In the public sector, a majority of states and countless cities and towns have taken preliminary steps to confront the problem. California has just begun to institute its own broad-based cap-and-trade program to limit greenhouse gases from 600 power plants, refineries and large factories. Six other Western states have joined with California and four Canadian provinces to broaden the area covered by the program. Ten Northeastern states have organized their own trading scheme designed to cut power-plant emissions by 10 percent in the next decade, regardless of what Congress does on cap-and-trade. More than 1,000 mayors have now signed the U.S. Conference of Mayors' Climate Protection Agreement, pledging to reduce carbon emissions in their cities below 1990 levels.

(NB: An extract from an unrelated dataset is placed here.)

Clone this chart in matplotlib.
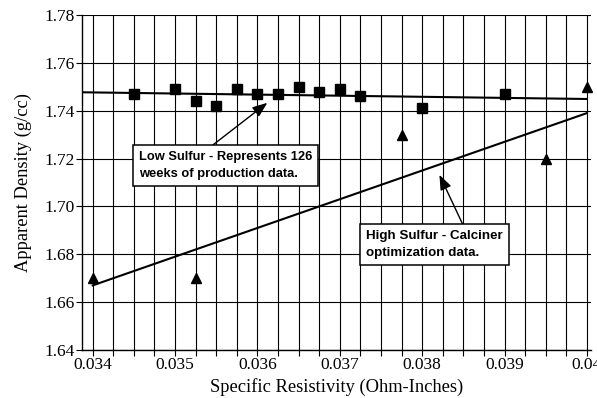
"""
Apparent density vs specific resistivity, low and high sulfur coke.
"""

import matplotlib
matplotlib.use("Agg")
import matplotlib.pyplot as plt
import numpy as np
from matplotlib.ticker import MultipleLocator, FixedLocator

# low sulfur production data (squares)
low_x = [0.0345, 0.0350, 0.03525, 0.0355, 0.03575, 0.0360, 0.03625,
         0.0365, 0.03675, 0.0370, 0.03725, 0.0380, 0.0390]
low_y = [1.747, 1.749, 1.744, 1.742, 1.749, 1.747, 1.747,
         1.750, 1.748, 1.749, 1.746, 1.741, 1.747]

# high sulfur calciner optimization data (triangles)
high_x = [0.0340, 0.03525, 0.03775, 0.0395, 0.0400]
high_y = [1.670, 1.670, 1.730, 1.720, 1.750]

# trend lines (end points)
low_fit_x = [0.03388, 0.0400]
low_fit_y = [1.7477, 1.7449]
high_fit_x = [0.0340, 0.0400]
high_fit_y = [1.667, 1.739]

x_ticks = [0.034, 0.035, 0.036, 0.037, 0.038, 0.039, 0.040]
x_tick_labels = ["0.034", "0.035", "0.036", "0.037", "0.038", "0.039", "0.04"]
y_ticks = [1.64, 1.66, 1.68, 1.70, 1.72, 1.74, 1.76, 1.78]

serif = ["Liberation Serif", "DejaVu Serif"]
sans = ["Liberation Sans", "DejaVu Sans"]

fig = plt.figure(figsize=(5.97, 3.98), dpi=100)
ax = fig.add_axes([82 / 597, 1 - 350 / 398, 509 / 597, 335 / 398])

ax.set_xlim(0.03387, 0.04005)
ax.set_ylim(1.64, 1.78)

# grid: every 0.00025 vertically, every 0.02 horizontally
ax.xaxis.set_major_locator(FixedLocator(x_ticks))
ax.xaxis.set_minor_locator(MultipleLocator(0.00025))
ax.yaxis.set_major_locator(FixedLocator(y_ticks))
ax.grid(which="both", axis="x", color="black", linewidth=0.8)
ax.grid(which="major", axis="y", color="black", linewidth=0.8)
ax.set_axisbelow(True)

ax.set_xticklabels(x_tick_labels, fontsize=12.5, family=serif)
ax.set_yticklabels([f"{v:.2f}" for v in y_ticks], fontsize=12.5, family=serif)
ax.tick_params(which="both", direction="out", length=4, width=0.8, pad=1)
ax.tick_params(axis="x", which="minor", length=4)

for s in ax.spines.values():
    s.set_linewidth(1.0)
ax.spines["top"].set_visible(False)
ax.spines["right"].set_visible(False)

ax.plot(low_fit_x, low_fit_y, color="black", linewidth=1.5)
ax.plot(high_fit_x, high_fit_y, color="black", linewidth=1.5)
ax.plot(low_x, low_y, linestyle="none", marker="s", markersize=6.5,
        color="black", clip_on=False)
ax.plot(high_x, high_y, linestyle="none", marker="^", markersize=6.5,
        color="black", clip_on=False)

ax.set_xlabel("Specific Resistivity (Ohm-Inches)", fontsize=13.3, family=serif,
              labelpad=4)
ax.set_ylabel("Apparent Density (g/cc)", fontsize=13.3, family=serif,
              labelpad=9)

box = dict(boxstyle="square,pad=0.45", facecolor="white", edgecolor="black",
           linewidth=1.1)
arrow = dict(arrowstyle="-|>,head_length=0.9,head_width=0.35",
             color="black", linewidth=1.0, shrinkA=0, shrinkB=0)

ax.annotate("", xy=(0.03612, 1.7433), xytext=(0.03546, 1.7257),
            arrowprops=arrow)
ax.text(0.03456, 1.7232, "Low Sulfur - Represents 126\nweeks of production data.",
        fontsize=9.3, family=sans, weight="bold", ha="left", va="top",
        bbox=box, linespacing=1.6)

ax.annotate("", xy=(0.03821, 1.7132), xytext=(0.03849, 1.6927),
            arrowprops=arrow)
ax.text(0.03732, 1.6902, "High Sulfur - Calciner\noptimization data.",
        fontsize=9.6, family=sans, weight="bold", ha="left", va="top",
        bbox=box, linespacing=1.6)

fig.savefig("out.png", dpi=100)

According to John Byrne, the director for the Center for Energy and Environmental Policy at the University of Delaware, "most U.S. policies with respect to energy efficiency and renewable energy in the past 12 years have been enacted at the state and local levels without a national climate-change policy framework to guide their development." Perhaps that isn't so bad. Because factories, power plants and transportation account for most greenhouse-gas emissions, decisions made at the local level on zoning, planning and building codes are the decisions that really matter. "We cannot succeed globally," Byrne says, "unless we aggressively and effectively act locally."
To be sure, neither business groups nor states and localities are unanimous in their resolve to take on climate change. Most U.S. Chamber members are sticking with the organization in its opposition to strict cap-and-trade legislation; many local chambers agree with them. Some states, especially the smaller rural ones, haven't done much of consequence. But the trend in the larger states and metro areas clearly is in the opposite direction.
So in the coming months, as you hear all the huffing and puffing out of Washington, know this: The country is preparing to confront the climate control issue, even if its capital is not.